A statute is only unconstitutional if the courts say it is. The president's duty is the execute the law, not decide unilaterally that the law doesn't apply to him or her. If the President believes a congressional statute is unconstitutional, he or she may file a declaratory relief action and obtain a court order to that effect. But the executive has no "judicial power" whatsoever, and therefore has no power to determine the constitutionality of statutes. Only the judiciary may do that.
 

Steve outlines a reasonable default position (that the President should comply with statutes) but is alarmingly casual about impeachment when the President departs from this default stance. In the quest for what Justice Jackson in the Steel Seizure case called a "workable government," the President needs some space for unilateral action. Consider FDR's decision to enter into the destroyer deal with Britain in 1940, which Jackson as Attorney General authorized with a strained interpretation of the Neutrality and Espionage Acts.

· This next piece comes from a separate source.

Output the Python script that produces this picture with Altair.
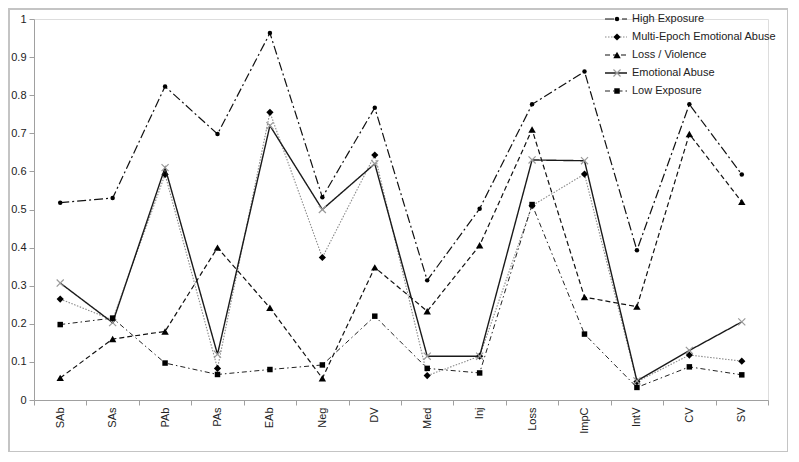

Some have argued that FDR committed an impeachable offense when he agreed to the destroyer deal, but virtually all would agree that FDR's decision was the right policy move in dangerous times. An independent body of the kind that Steve recommends may have hindered this decision, to the detriment of United States (and global) interests. There is no substitute for wisdom and temperament in a President (I hope we will soon have a president who displays both attributes). Roosevelt and Jackson did comply with conditions Michael Walzer set out in his classic essay, "Politics and the Problem of Dirty Hands": their decision was transparent, subject to ratification by the legislature, and tailored to accomplish a specific goal. Requiring more would risk the "doctrinaire textualism" that Jackson cautioned against in his Youngstown concurrence.